Various proposals for improving inter-city transpotation have been put forward; however, considering the slow rate of construction on Cairo's third metro line, and the high cost of many of the proposals put forward, no workable solution appears likely anytime soon.

In addition, population density regulations in desert communities have resulted in the construction of large and expensive housing that is unaffordable to most, even if financing were available.

These regulations, combined with the need for a private car, have resulted in many of Cairo’s desert cities establishing themselves as gated communities for upper socioeconomic classes, who obviously do not comprise the majority of the Egyptian people.

However, statistics show that a large percentage of housing units remain on the market inside these wealthy gated communities, and many of those that have been purchased remain uninhabited.

“Somewhere along the line, the goals of decentralizing Cairo’s population switched to addressing the needs and living standards of the wrong category of settlers,” states Gohar.

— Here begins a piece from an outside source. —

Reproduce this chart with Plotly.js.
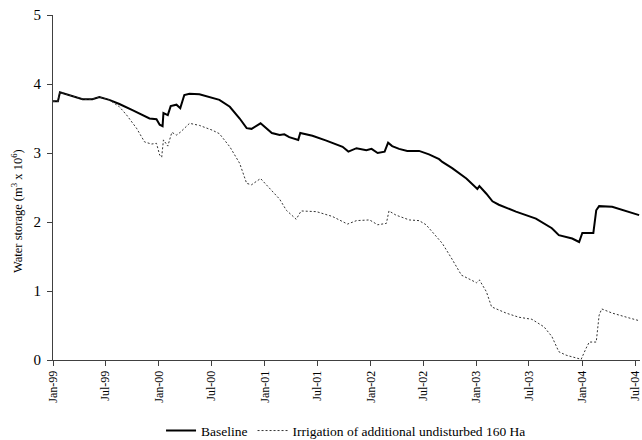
<!DOCTYPE html>
<html><head><meta charset="utf-8">
<script src="https://cdn.plot.ly/plotly-3.0.1.min.js"></script>
<style>html,body{margin:0;padding:0;background:#fff}#c{width:642px;height:440px}</style>
</head><body><div id="c"></div>
<script>
const baseDates = ['1999-01-01','1999-01-18','1999-01-25','1999-02-18','1999-04-13','1999-05-17','1999-06-10','1999-07-14','1999-08-18','1999-10-02','1999-11-06','1999-11-30','1999-12-24','2000-01-04','2000-01-14','2000-01-17','2000-02-01','2000-02-11','2000-03-02','2000-03-15','2000-03-29','2000-04-16','2000-05-20','2000-06-24','2000-07-28','2000-09-02','2000-10-06','2000-10-30','2000-11-16','2000-12-17','2001-01-25','2001-02-21','2001-03-09','2001-03-26','2001-04-26','2001-05-03','2001-06-14','2001-08-01','2001-09-26','2001-10-16','2001-11-13','2001-12-17','2002-01-04','2002-01-25','2002-02-18','2002-03-02','2002-03-16','2002-04-09','2002-05-07','2002-06-17','2002-07-21','2002-08-25','2002-09-05','2002-10-09','2002-11-27','2003-01-04','2003-01-11','2003-02-04','2003-02-25','2003-03-19','2003-05-17','2003-07-25','2003-09-18','2003-10-12','2003-11-27','2003-12-21','2004-01-01','2004-01-25','2004-02-08','2004-02-18','2004-02-28','2004-04-13','2004-06-10','2004-07-15'];
const baseline = [3.75,3.75,3.88,3.85,3.78,3.78,3.81,3.77,3.71,3.62,3.55,3.50,3.49,3.41,3.39,3.58,3.55,3.68,3.70,3.65,3.84,3.86,3.85,3.81,3.77,3.67,3.50,3.36,3.35,3.43,3.29,3.26,3.27,3.23,3.19,3.29,3.25,3.18,3.09,3.02,3.07,3.04,3.06,3.00,3.02,3.15,3.10,3.06,3.03,3.03,2.98,2.91,2.87,2.78,2.63,2.48,2.52,2.41,2.30,2.25,2.15,2.05,1.91,1.81,1.76,1.71,1.84,1.84,1.84,2.17,2.23,2.22,2.15,2.10];

const irrDates = ['1999-01-01','1999-01-18','1999-01-25','1999-02-18','1999-04-13','1999-05-17','1999-06-10','1999-07-14','1999-08-18','1999-09-12','1999-10-16','1999-11-13','1999-12-07','1999-12-24','2000-01-04','2000-01-11','2000-01-17','2000-02-01','2000-02-15','2000-03-02','2000-03-15','2000-04-16','2000-05-20','2000-07-04','2000-07-28','2000-09-02','2000-10-06','2000-10-30','2000-11-16','2000-12-17','2001-01-18','2001-02-21','2001-03-16','2001-04-19','2001-05-06','2001-06-28','2001-08-22','2001-10-13','2001-11-13','2001-12-28','2002-01-25','2002-02-24','2002-03-05','2002-03-29','2002-05-14','2002-06-17','2002-07-11','2002-08-01','2002-08-25','2002-09-05','2002-10-06','2002-11-10','2003-01-01','2003-01-11','2003-02-04','2003-02-22','2003-04-13','2003-05-27','2003-07-11','2003-08-22','2003-09-18','2003-10-12','2003-11-06','2003-12-10','2003-12-28','2004-01-14','2004-01-25','2004-02-18','2004-02-28','2004-03-08','2004-04-13','2004-06-10','2004-07-15'];
const irrigation = [3.75,3.75,3.88,3.85,3.78,3.78,3.81,3.77,3.67,3.55,3.36,3.16,3.13,3.14,2.97,2.94,3.19,3.10,3.30,3.26,3.30,3.43,3.40,3.33,3.28,3.09,2.85,2.56,2.54,2.63,2.49,2.33,2.17,2.04,2.16,2.15,2.08,1.97,2.02,2.03,1.96,1.98,2.16,2.10,2.03,2.02,1.96,1.86,1.75,1.69,1.48,1.23,1.12,1.16,0.99,0.77,0.68,0.62,0.59,0.48,0.34,0.12,0.07,0.03,0.01,0.17,0.26,0.26,0.65,0.74,0.68,0.61,0.57];

const seriesNames = ['Baseline','Irrigation of additional undisturbed 160 Ha'];
const yTitle = 'Water storage (m<sup>3</sup> x 10<sup>6</sup>)';

const fam = '"Liberation Serif","Times New Roman",serif';
const traces = [
  {x:baseDates, y:baseline, name:seriesNames[0], type:'scatter', mode:'lines',
   line:{color:'#000', width:2}},
  {x:irrDates, y:irrigation, name:seriesNames[1], type:'scatter', mode:'lines',
   line:{color:'#333', width:1, dash:'2px,2px'}}
];
const layout = {
  width:642, height:440,
  margin:{l:53, r:2, t:15, b:80, autoexpand:false},
  paper_bgcolor:'#fff', plot_bgcolor:'#fff',
  font:{family:fam, size:13, color:'#000'},
  showlegend:true,
  legend:{orientation:'h', xref:'container', yref:'container', x:0.539, xanchor:'center',
    y:0.021, yanchor:'middle', font:{family:fam, size:13.5, color:'#000'}},
  xaxis:{type:'date', range:['1999-01-01','2004-07-18'], tick0:'1999-01-01', dtick:'M6',
    tickformat:'%b-%y', tickangle:-90, ticks:'outside', ticklen:5, tickcolor:'#404040',
    showline:true, linecolor:'#404040', linewidth:1, showgrid:false, zeroline:false,
    tickfont:{family:fam, size:12, color:'#000'}},
  yaxis:{range:[0,5], dtick:1, ticks:'outside', ticklen:5, tickcolor:'#404040',
    ticklabelstandoff:3,
    showline:true, linecolor:'#404040', linewidth:1, showgrid:false, zeroline:false,
    tickfont:{family:fam, size:15, color:'#000'}},
  annotations:[{text:yTitle, xref:'paper', yref:'paper', x:-36/587, xanchor:'center',
    y:149/345, yanchor:'middle', textangle:-90, showarrow:false,
    font:{family:fam, size:12.5, color:'#000'}}]
};
Plotly.newPlot('c', traces, layout, {staticPlot:true, displayModeBar:false});
</script></body></html>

This switch in market focus has resulted in large portions of Cairo’s desert cities being groomed for private investment, rather than efficient housing solutions.

“Objectively, there is nothing wrong with private investments for large properties,” continues Gohar. “But if the initial purpose was to absorb Cairo’s population, various regulations need to be placed on these investments – such as high taxes on unused apartments, or purchasing schemes that require a proportion of investors' money to be directed into desert city communities that will attract the population.”

These shortcomings in the planning of Cairo’s desert cities have prompted many urban planners to ask whether there is any hope of the strategy of relocation to the desert achieving its key goals.

Surveying the history of the desert relocation strategy, Sims explains that “most people suspect that the reason for new towns and other desert projects is to add to speculative frontiers, replenish the land resources for state patronage, and continue to create conditions for profitable private schemes.”

While many are aware that there are problems with the methodology, most suggestions for improvement seem to be more of the same.

“We need to address the issues created by the enormous amounts of land that have already been allocated or sold, rather than planning on how to release and allocate yet more land,” says Sims.

Others explain that the urban planning community in Cairo, particularly with regard to desert cities, is suffering from a lack of competency and innovation, and that a refurbishment of the current development processes will need to be qualitatively and quantitatively implemented.

“Now that we are freeing ourselves from 30 years of Mubarak's presidency, we need to implement new systems of development,” adds Gohar.

“This will require an honest cycle of awareness, knowledge, training and implementation, and feedback/post-occupancy assessments. Unless there is an agreement among the government, investors and urban planners to install such a system honestly, desert city projects should expect to yield more of the same results,” he says.